#### Description of the task:
The listing below holds pictures; exclude them. Return exactly the lines from the one with "Convert this chart to matplotlib code." through the one with "va='top', fontsize=13, color=txt)".

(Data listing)
****************************************

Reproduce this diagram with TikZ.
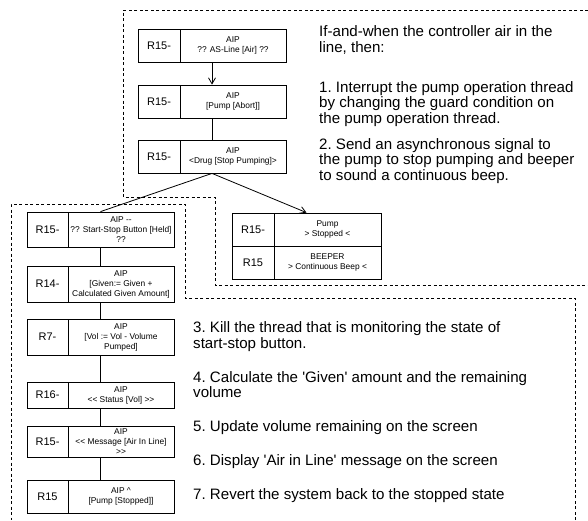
\documentclass[tikz,border=0pt]{standalone}
\usepackage{fontspec}
\setmainfont{Liberation Sans}
\usetikzlibrary{fit,arrows.meta}
\tikzset{
  cell/.style={draw, line width=0.8pt, inner sep=0pt},
  rlab/.style={font=\fontsize{11}{13}\selectfont, inner sep=0pt},
  ctext/.style={font=\fontsize{8.4}{10}\selectfont, align=center, inner sep=0pt},
  ln/.style={line width=0.8pt},
  tip/.style={-{Straight Barb[length=6pt,width=7pt]}},
  region/.style={line width=0.8pt, dash pattern=on 3pt off 2.5pt},
  txt/.style={font=\fontsize{15.1}{16}\selectfont\frenchspacing, anchor=base west, inner sep=0pt},
}
\newcommand{\mkbox}[8]{%
  \node[cell, fit={(#2,#3) (#4,#5)}] (#1) {};
  \draw[ln] (#6,#3) -- (#6,#5);
  \node[rlab] at ({(#2+#6)/2},{(#3+#5)/2}) {#7};
  \node[ctext] at ({(#6+#4)/2},{(#3+#5)/2}) {#8};
}
\begin{document}
\begin{tikzpicture}[x=1pt,y=-1pt]
\useasboundingbox (0,0) rectangle (588,520);
% regions
\draw[region] (588,10) -- (123,10) -- (123,197) -- (215,197) -- (215,285) -- (588,285);
\draw[region] (575,520) -- (575,298) -- (185,298) -- (185,204) -- (11,204) -- (11,520);
% top boxes
\mkbox{b1}{138}{29}{286}{62}{180}{R15-}{AIP\\?? AS-Line [Air] ??}
\mkbox{b2}{138}{85}{286}{118}{180}{R15-}{AIP\\{[Pump [Abort]]}}
\mkbox{b3}{138}{140}{286}{173}{180}{R15-}{AIP\\<Drug [Stop Pumping]>}
% pump / beeper
\mkbox{pump}{232}{213}{381}{246}{274}{R15-}{Pump\\> Stopped <}
\mkbox{beep}{232}{246}{381}{279}{274}{R15}{BEEPER\\> Continuous Beep <}
% left column
\mkbox{b4}{27}{212}{174}{247}{68}{R15-}{AIP -{}-\\?? Start-Stop Button [Held]\\??}
\mkbox{b5}{27}{266}{174}{302}{68}{R14-}{AIP\\{[Given:= Given +}\\Calculated Given Amount]}
\mkbox{b6}{27}{319}{174}{355}{68}{R7-}{AIP\\{[Vol := Vol - Volume}\\Pumped]}
\mkbox{b7}{27}{382}{174}{408}{68}{R16-}{AIP\\<{}< Status [Vol] >{}>}
\mkbox{b8}{27}{426}{174}{457}{68}{R15-}{AIP\\<{}< Message [Air In Line]\\>{}>}
\mkbox{b9}{27}{480}{174}{513}{68}{R15}{AIP \textasciicircum\\{[Pump [Stopped]]}}
% connectors
\draw[ln, tip] (b1) -- (b2);
\draw[ln] (b2) -- (b3);
\draw[ln] (b3.south) -- (b4.north);
\draw[ln, tip] (b3.south) -- (pump.north);
\draw[ln] (b4) -- (b5);
\draw[ln] (b5) -- (b6);
\draw[ln] (b6) -- (b7);
\draw[ln] (b7) -- (b8);
\draw[ln] (b8) -- (b9);
% upper text
\node[txt] (u1) at (319,36) {If-and-when the controller air in the};
\node[txt] (u2) at (319,52) {line, then:};
\node[txt] (u3) at (319,92) {1. Interrupt the pump operation thread};
\node[txt] (u4) at (319,107.5) {by changing the guard condition on};
\node[txt] (u5) at (319,123) {the pump operation thread.};
\node[txt] (u6) at (319,149) {2. Send an asynchronous signal to};
\node[txt] (u7) at (319,164.5) {the pump to stop pumping and beeper};
\node[txt] (u8) at (319,180) {to sound a continuous beep.};
% lower text
\node[txt] (l1) at (193,332.5) {3. Kill the thread that is monitoring the state of};
\node[txt] (l2) at (193,348) {start-stop button.};
\node[txt] (l3) at (193,382.5) {4. Calculate the \textquotesingle Given\textquotesingle\ amount and the remaining};
\node[txt] (l4) at (193,397.5) {volume};
\node[txt] (l5) at (193,431) {5. Update volume remaining on the screen};
\node[txt] (l6) at (193,465.5) {6. Display \textquotesingle Air in Line\textquotesingle\ message on the screen};
\node[txt] (l7) at (193,499) {7. Revert the system back to the stopped state};
\end{tikzpicture}
\end{document}
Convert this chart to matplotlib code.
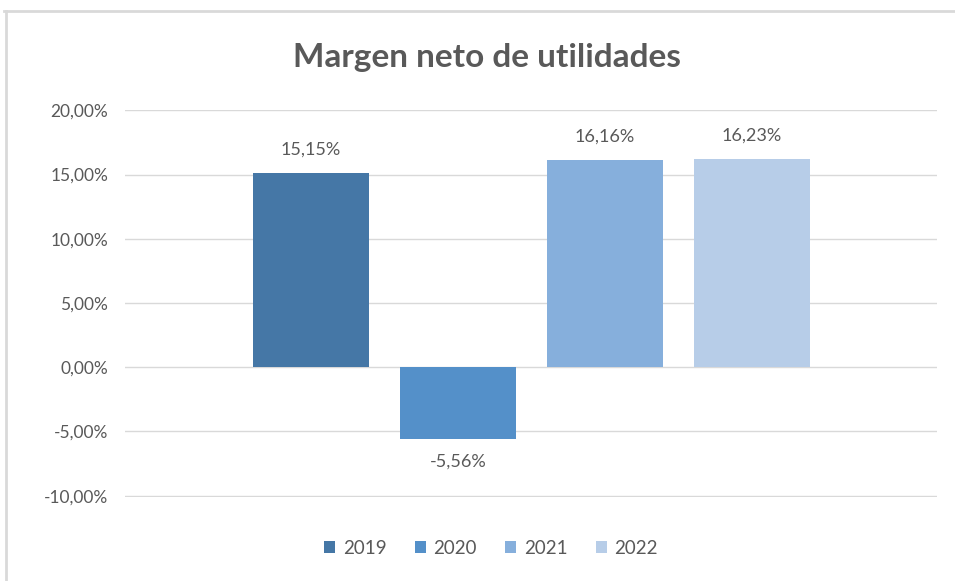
import matplotlib
matplotlib.use("Agg")
import matplotlib.pyplot as plt
from matplotlib.lines import Line2D
from matplotlib.patches import Patch

years = ["2019", "2020", "2021", "2022"]
values = [15.15, -5.56, 16.16, 16.23]
labels = ["15,15%", "-5,56%", "16,16%", "16,23%"]
colors = ["#4577A6", "#5490C9", "#86AFDC", "#B7CDE8"]
yticks = [-10, -5, 0, 5, 10, 15, 20]
yticklabels = ["-10,00%", "-5,00%", "0,00%", "5,00%", "10,00%", "15,00%", "20,00%"]

plt.rcParams['font.family'] = ['Lato', 'DejaVu Sans']
txt = "#595959"

fig = plt.figure(figsize=(9.55, 5.81), dpi=100)
ax = fig.add_axes([125/955, 84/581, 812/955, 387/581])

width = 116/147
for i, (v, c) in enumerate(zip(values, colors)):
    ax.bar(i, v, width=width, color=c, label=years[i], zorder=3)
    if v >= 0:
        ax.text(i, v + 1.2, labels[i], ha='center', va='bottom', fontsize=13, color=txt)
    else:
        ax.text(i, v - 1.2, labels[i], ha='center', va='top', fontsize=13, color=txt)

ax.set_xlim(-1.265, 4.259)
ax.set_ylim(-10.1, 20.03)
ax.set_yticks(yticks)
ax.set_yticklabels(yticklabels, fontsize=12.5, color=txt)
ax.set_xticks([])
ax.tick_params(axis='y', length=0, pad=12)
ax.grid(axis='y', color='#D9D9D9', linewidth=1, zorder=0)
for s in ax.spines.values():
    s.set_visible(False)

fig.text(487/955, 1 - 57/581, "Margen neto de utilidades", ha='center', va='center',
         fontsize=24, fontweight='bold', color=txt)

handles = [Patch(facecolor=c, edgecolor='none') for c in colors]
fig.legend(handles, years, loc='center', bbox_to_anchor=(491/955, 1 - 548/581),
           ncol=4, frameon=False, fontsize=13.5, labelcolor=txt,
           handlelength=0.6, handleheight=0.6, handletextpad=0.4, columnspacing=1.5)

# outer chart border (top and left visible)
fig.add_artist(Line2D([4/955, 1], [1 - 11/581, 1 - 11/581], transform=fig.transFigure,
                      color='#D9D9D9', linewidth=2))
fig.add_artist(Line2D([6/955, 6/955], [0, 1 - 11/581], transform=fig.transFigure,
                      color='#D9D9D9', linewidth=2))

fig.savefig("out.png", dpi=100)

****************************************

#### Written response:
Convert this chart to matplotlib code.
import matplotlib
matplotlib.use("Agg")
import matplotlib.pyplot as plt
from matplotlib.lines import Line2D
from matplotlib.patches import Patch

years = ["2019", "2020", "2021", "2022"]
values = [15.15, -5.56, 16.16, 16.23]
labels = ["15,15%", "-5,56%", "16,16%", "16,23%"]
colors = ["#4577A6", "#5490C9", "#86AFDC", "#B7CDE8"]
yticks = [-10, -5, 0, 5, 10, 15, 20]
yticklabels = ["-10,00%", "-5,00%", "0,00%", "5,00%", "10,00%", "15,00%", "20,00%"]

plt.rcParams['font.family'] = ['Lato', 'DejaVu Sans']
txt = "#595959"

fig = plt.figure(figsize=(9.55, 5.81), dpi=100)
ax = fig.add_axes([125/955, 84/581, 812/955, 387/581])

width = 116/147
for i, (v, c) in enumerate(zip(values, colors)):
    ax.bar(i, v, width=width, color=c, label=years[i], zorder=3)
    if v >= 0:
        ax.text(i, v + 1.2, labels[i], ha='center', va='bottom', fontsize=13, color=txt)
    else:
        ax.text(i, v - 1.2, labels[i], ha='center', va='top', fontsize=13, color=txt)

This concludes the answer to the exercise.